Tout a commencé avec la dernière loi de Finances rectificative de 2016, qui a revu l’assiette de l’octroi de mer, une taxe qui finance la Région, brusquement privée de plusieurs dizaines de millions d’euros de revenus. "Vous nous reprenez d’une main ce que vous nous avez donné de l’autre", protestent alors les élus, qui mettent en garde Paris contre cette chute brutale de leur marge de manoeuvre, dans un département où la moitié des habitants ont moins de 25 ans et où le taux de RSA (revenu de solidarité active) tourne autour de 16 %, alors qu’elle est à 13 % en Seine-Saint-Denis...
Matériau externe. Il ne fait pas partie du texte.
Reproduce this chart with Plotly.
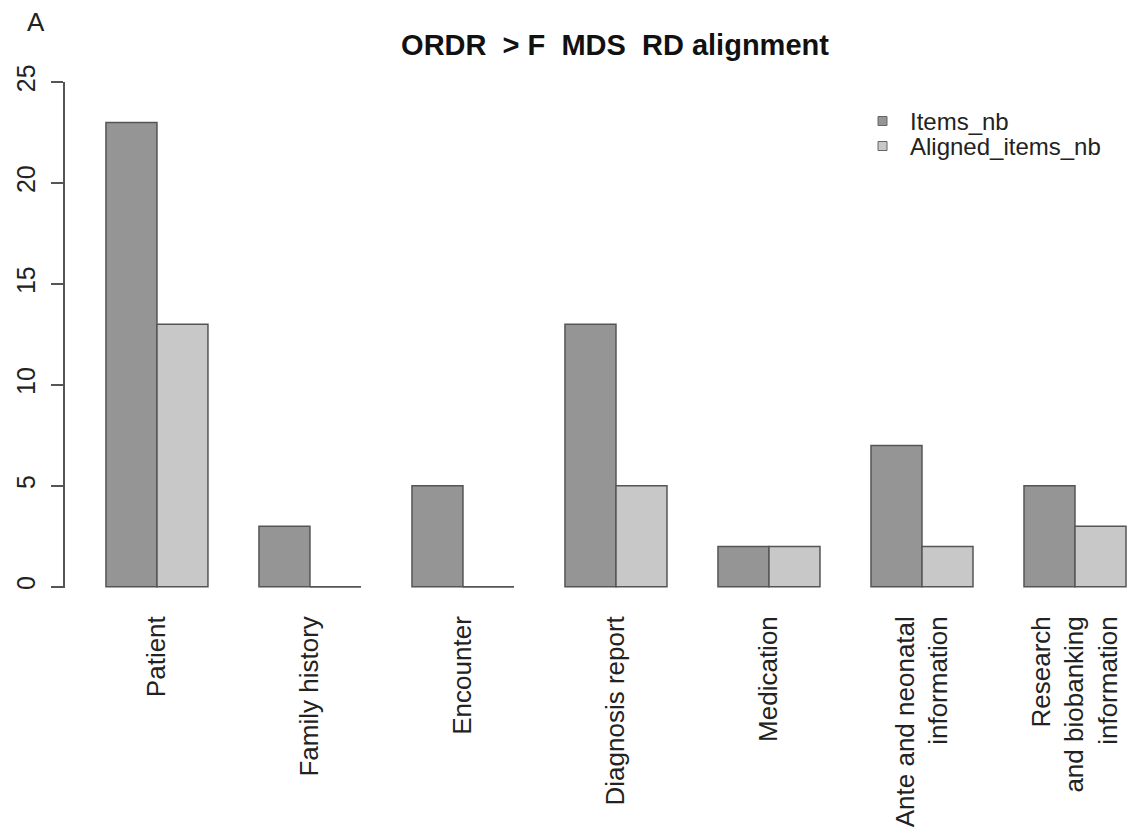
import plotly.graph_objects as go

categories = ["Patient", "Family history", "Encounter", "Diagnosis report",
              "Medication", "Ante and neonatal<br>information",
              "Research<br>and biobanking<br>information"]
series_names = ["Items_nb", "Aligned_items_nb"]
items_nb = [23, 3, 5, 13, 2, 7, 5]
aligned_items_nb = [13, 0, 0, 5, 2, 2, 3]
y_ticks = [0, 5, 10, 15, 20, 25]

title_text = "ORDR\u00a0\u00a0>\u00a0F\u00a0\u00a0MDS\u00a0\u00a0RD alignment"
panel_label = "A"

DARK = "#959595"
LIGHT = "#c8c8c8"
EDGE = "#555555"
FONT = "Liberation Sans, Arial, Helvetica, sans-serif"
FS = 25

# the page body adds an 8px offset; positions below are page pixels minus OFF
OFF = 8
W, H = 1144, 838
L = 65 - OFF
T = 82 - OFF
B = H - (588 - OFF)
R_ = W - (1144 - OFF)
pw, ph = W - L - R_, H - T - B

def px(x):
    return (x - OFF - L) / pw

def py(y):
    return (H - B - (y - OFF)) / ph

fig = go.Figure()
fig.add_trace(go.Bar(x=categories, y=items_nb, name=series_names[0],
                     marker=dict(color=DARK, line=dict(color=EDGE, width=1.5)),
                     showlegend=False))
fig.add_trace(go.Bar(x=categories, y=aligned_items_nb, name=series_names[1],
                     marker=dict(color=LIGHT, line=dict(color=EDGE, width=1.5)),
                     showlegend=False))

# zero-height bars are drawn by R as a flat outline at 0
bar_w = (1 - 1/3) / 2
for k, v in enumerate(items_nb):
    if v == 0:
        fig.add_shape(type="line", xref="x", yref="y", x0=k - bar_w, x1=k, y0=0, y1=0,
                      line=dict(color=EDGE, width=1.5))
for k, v in enumerate(aligned_items_nb):
    if v == 0:
        fig.add_shape(type="line", xref="x", yref="y", x0=k, x1=k + bar_w, y0=0, y1=0,
                      line=dict(color=EDGE, width=1.5))

# legend (R style, top right)
for i, (nm, col) in enumerate(zip(series_names, [DARK, LIGHT])):
    yc = 121 + 25 * i
    fig.add_shape(type="rect", xref="paper", yref="paper",
                  x0=px(878), x1=px(887), y0=py(yc + 4.5), y1=py(yc - 4.5),
                  fillcolor=col, line=dict(color="#666666", width=1))
    fig.add_annotation(xref="paper", yref="paper", x=px(908), y=py(yc),
                       text=nm, showarrow=False, xanchor="left", yanchor="middle",
                       font=dict(family=FONT, size=24, color="#222222"))

fig.add_annotation(xref="paper", yref="paper", x=px(36), y=py(22), text=panel_label,
                   showarrow=False, xanchor="center", yanchor="middle",
                   font=dict(family=FONT, size=26, color="#222222"))

fig.update_layout(
    width=W, height=H,
    margin=dict(l=L, r=R_, t=T, b=B, autoexpand=False),
    paper_bgcolor="white", plot_bgcolor="white",
    barmode="group", bargap=1/3, bargroupgap=0,
    title=dict(text=title_text, x=(615 - OFF) / W, xref="container", xanchor="center",
               y=1 - (45 - OFF) / H, yref="container", yanchor="middle",
               font=dict(family=FONT, size=29, color="#111111", weight="bold")),
    font=dict(family=FONT, size=FS, color="#222222"),
)
fig.update_xaxes(range=[-0.601, 6.451], showline=False, ticks="", showgrid=False,
                 zeroline=False, tickangle=-90, ticklabelstandoff=22, automargin=False,
                 tickfont=dict(family=FONT, size=26, color="#222222"))
fig.update_yaxes(range=[-0.06, 25], tickvals=y_ticks, showline=True, linecolor=EDGE,
                 linewidth=1.5, ticks="outside", ticklen=12, tickcolor=EDGE, tickwidth=1.5,
                 showgrid=False, zeroline=False, tickangle=-90, ticklabelstandoff=6,
                 automargin=False,
                 tickfont=dict(family=FONT, size=FS, color="#222222"))

fig.write_html("out.html")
Lorsque Ségolène Royal débarque à Cayenne, à moins de trois mois de l’élection présidentielle, pour lâcher un peu de lest, il est trop tard. Une brochette d’hommes cagoulés, membres du collectif dit des "500 frères" (de simples citoyens, mais aussi d’anciens gendarmes ou policiers, voire même des fonctionnaires en exercice, rassemblés sur le mode de la milice), font irruption dans la salle où s’exprimait la ministre et entrent en coup de vent dans l’histoire de la Guyane. Ils dénoncent la flambée des vols à main armée, des viols et des règlements de comptes (dont le nombre par habitant ferait de Marseille une cité paisible), mais ce sont tous les maux du département qui surgissent sur le tapis. Et toute l’autosuffisance de l’Etat qui se retrouve pointée du doigt, lui qui aura tergiversé de trop nombreuses heures avant de concéder à envoyer ses ministres sur place - le malheureux préfet dépêché en urgence, Jean-François Cordet, malgré toute la bonne volonté du monde, a été snobé dès ses premiers pas hors de l’aéroport de Cayenne.

"La mèche était allumée", témoigne Patrick Karam, qui se souvient d’un scénario à peu près similaire, sous Nicolas Sarkozy, en 2008. Les élus avaient alerté sur la flambée du prix de l’essence. Yves Jégo, chargé des Dom-Tom au sein du gouvernement de l’époque, les avait fait recevoir par son directeur de cabinet. Les Guyanais étaient aussitôt descendus dans la rue et le pouvoir avait cédé au bout de quelques jours. Dans la foulée, la surenchère s’était emparée de la Guadeloupe qui avait été bloquée pendant un mois. Et quand la rue prend le pas, le retour au calme finit toujours par coûter plus cher au gouvernement. Ce qui risque de se reproduire aujourd’hui, d’autant que d’autres départements d’Outre-mer pourraient "bouger" à leur tour, prédit Patrick Karam. Et faire part de leurs revendications à ce pouvoir socialiste pour lequel ils avaient massivement voté et qui leur a promis un bel avenir avec la grande "loi égalité". Un avenir radieux, mais bien trop lointain au regard des urgences auxquelles ils doivent faire face.